Sangpo Bumtri (Tibetan: སངས་པོ་འབུམ་ཁྲི།, Wylie: sangs po 'bum khri), meaning "Procreator of Beings," is the creator god in the Yungdrung Bön tradition of Tibet. He is revered as the deity who brings forth all beings into the world, and is counted among the Four Transcendent Lords of Bön. His unique nature is described as having "neither eyes to see, nor hands to hold, nor ears to hear, or nose to smell — he has only his spirit."

== Theology & Role ==
Sangpo Bumtri is venerated as the primary creator deity in Yungdrung Bön, analogous to Brahma in Hindu cosmology but firmly rooted in Bön's indigenous tradition. According to scholar Per Kværne, his name is etymologically related to "Tsangpa", which corresponds to the Hindu creator god Brahma, yet he remains an authentic Tibetan figure in his own right. Together with the other three Transcendent Lords, he is regarded as a primordial emanation symbolizing fundamental aspects of the cosmos and spiritual liberation.

== Iconography ==
Sangpo Bumtri is often depicted with a silver-white body seated on a lotus throne supported by snow lions or garuḍas. He holds a victory banner or umbrella in his right hand — a symbol of triumph — while his left hand rests in meditation. These features represent the dual energies of creation and awareness. Thangka paintings from the 11th–19th centuries show him flanked by mythological guardians and emanating forms in a sequence of colors.

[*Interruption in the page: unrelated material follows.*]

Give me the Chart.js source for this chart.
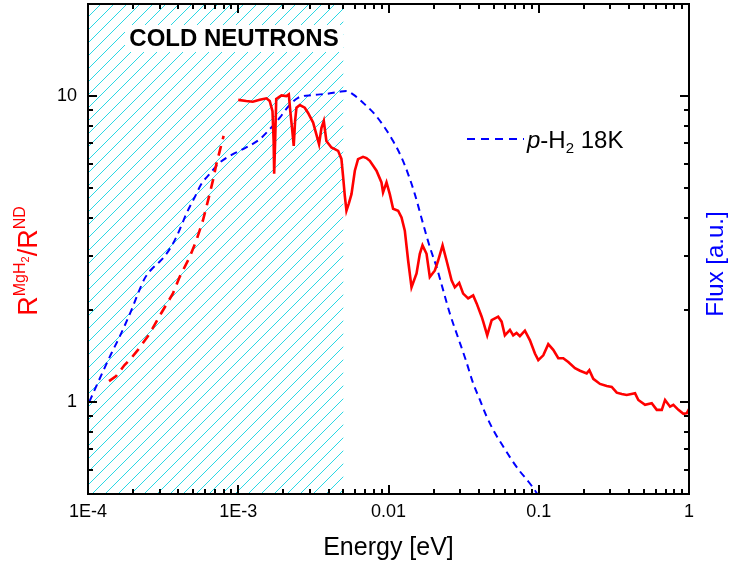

Archaeological objects such as bronze sculptures and votive plaques also depict him in meditative posture. A 15th-century bronze, for example, portrays him in karana mudra, symbolizing the overcoming of obstacles, and seated on a throne supported by garuḍas.

== Manifestations ==
In certain Bön scriptures, Sangpo Bumtri is described in **five directional manifestations**, each with a distinct body color (white, blue, red, green, golden) and corresponding lotus throne. These manifestations symbolize his pervasive cosmic functions and emanations.

== Pantheon Context ==
Sangpo Bumtri is counted among the highest deities of Bön, alongside Sherab Chamma (wisdom), Shenlha Ökar (compassion), and Tonpa Shenrab Miwoche (world teacher). Within this structure, he embodies the supreme creative force, worshipped for his role in manifesting existence itself.

== Other representations ==
Thangka series and portable paintings of the “Four Transcendent Lords” preserved in museum collections, including the Rubin Museum of Art and the Field Museum, depict Sangpo Bumtri in prominent positions, attesting to his enduring theological and ritual importance.